[vox] Ruby gives you sharp knives (fwd)

Brian Lavender brian at brie.com
Sat Apr 10 14:50:56 PDT 2010


On Fri, Apr 09, 2010 at 01:33:36PM -0700, Harold Lee wrote:
> 
> Then with Haskell's ability to figure out the data types and
> parameters from your code, you end up without the type declarations,
> like dynamic languages. Using the interactive Haskell ghci, it feels
> like I'm doing Lisp development because I'm able to build up global
> state variables and then build functions by trial and error.
> 
> I'm hopeful that Haskell-like type systems will finally make it so
> that the static type system really gets out of your way except when
> the code really is broken.
> 

It think that Domain Specific Languages will be the future, but I
admit I have never tried Rails. I will have to try it.

Haskell sounds interesting. And, it seems that this is what gives
Haskell its magic.
"What a type system gives us is abstraction"

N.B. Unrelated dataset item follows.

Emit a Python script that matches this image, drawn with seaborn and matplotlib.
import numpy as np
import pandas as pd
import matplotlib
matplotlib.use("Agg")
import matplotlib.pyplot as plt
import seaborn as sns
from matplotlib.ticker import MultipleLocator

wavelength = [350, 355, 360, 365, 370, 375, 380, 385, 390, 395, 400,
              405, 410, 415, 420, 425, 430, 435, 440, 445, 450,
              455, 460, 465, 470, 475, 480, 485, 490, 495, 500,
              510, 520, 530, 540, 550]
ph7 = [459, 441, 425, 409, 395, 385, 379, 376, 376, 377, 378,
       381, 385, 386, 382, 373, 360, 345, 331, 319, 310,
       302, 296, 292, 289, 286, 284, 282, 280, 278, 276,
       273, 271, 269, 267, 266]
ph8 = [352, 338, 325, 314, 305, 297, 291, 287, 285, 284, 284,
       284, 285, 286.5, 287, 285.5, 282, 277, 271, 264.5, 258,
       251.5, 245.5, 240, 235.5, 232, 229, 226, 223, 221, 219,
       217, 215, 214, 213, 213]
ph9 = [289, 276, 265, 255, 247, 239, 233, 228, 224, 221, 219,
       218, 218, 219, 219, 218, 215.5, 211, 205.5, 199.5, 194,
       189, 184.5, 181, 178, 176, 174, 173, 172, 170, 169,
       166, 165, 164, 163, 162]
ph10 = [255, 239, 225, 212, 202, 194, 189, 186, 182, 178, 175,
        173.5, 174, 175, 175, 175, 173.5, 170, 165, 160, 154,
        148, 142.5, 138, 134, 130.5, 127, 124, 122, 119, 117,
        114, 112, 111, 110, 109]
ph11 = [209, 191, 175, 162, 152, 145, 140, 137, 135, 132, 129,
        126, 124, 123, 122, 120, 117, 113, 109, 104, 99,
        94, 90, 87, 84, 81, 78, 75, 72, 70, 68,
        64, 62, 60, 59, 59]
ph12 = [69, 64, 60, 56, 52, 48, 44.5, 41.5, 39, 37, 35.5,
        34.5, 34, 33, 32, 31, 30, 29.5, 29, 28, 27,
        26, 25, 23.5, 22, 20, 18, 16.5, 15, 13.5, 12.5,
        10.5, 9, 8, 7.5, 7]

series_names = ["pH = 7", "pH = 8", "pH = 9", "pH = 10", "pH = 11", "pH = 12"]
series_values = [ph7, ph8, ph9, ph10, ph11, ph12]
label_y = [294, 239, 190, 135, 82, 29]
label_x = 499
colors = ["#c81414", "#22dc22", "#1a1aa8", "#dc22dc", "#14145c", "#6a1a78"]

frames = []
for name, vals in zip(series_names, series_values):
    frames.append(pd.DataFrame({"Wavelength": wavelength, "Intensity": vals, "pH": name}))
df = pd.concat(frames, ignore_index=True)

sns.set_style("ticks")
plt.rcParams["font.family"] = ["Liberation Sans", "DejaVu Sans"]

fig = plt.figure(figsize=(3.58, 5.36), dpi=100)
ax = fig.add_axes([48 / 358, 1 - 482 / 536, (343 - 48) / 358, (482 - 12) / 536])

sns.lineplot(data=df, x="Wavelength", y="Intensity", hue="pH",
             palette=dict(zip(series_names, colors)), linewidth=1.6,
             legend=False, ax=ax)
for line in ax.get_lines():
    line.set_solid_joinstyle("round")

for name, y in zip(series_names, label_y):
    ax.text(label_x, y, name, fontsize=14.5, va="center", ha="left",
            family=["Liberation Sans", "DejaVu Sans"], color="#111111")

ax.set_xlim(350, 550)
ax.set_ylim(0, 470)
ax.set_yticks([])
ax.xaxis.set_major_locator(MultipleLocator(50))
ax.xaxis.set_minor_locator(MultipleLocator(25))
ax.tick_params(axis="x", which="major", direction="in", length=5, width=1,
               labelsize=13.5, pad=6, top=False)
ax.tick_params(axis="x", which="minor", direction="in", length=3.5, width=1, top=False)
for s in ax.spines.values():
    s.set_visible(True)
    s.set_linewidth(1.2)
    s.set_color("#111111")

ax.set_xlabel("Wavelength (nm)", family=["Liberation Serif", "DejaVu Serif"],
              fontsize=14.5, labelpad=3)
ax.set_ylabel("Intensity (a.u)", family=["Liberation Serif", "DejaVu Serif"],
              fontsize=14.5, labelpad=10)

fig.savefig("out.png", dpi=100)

I have seen a number of projects that incorporate ANTLR into them. In
your application, you say "create a table to store this data" and
through semantics, it knows how to do it depending what kind of
architecture you have. 

Here is the page for ANTLR
http://www.antlr.org

JFLAP is another intersting tool that helps you develop formal language
theory skills, something with I could use some practice.
http://www.jflap.org/

brian
-- 
Brian Lavender
http://www.brie.com/brian/

"Those that fail to learn from history, are doomed to repeat it."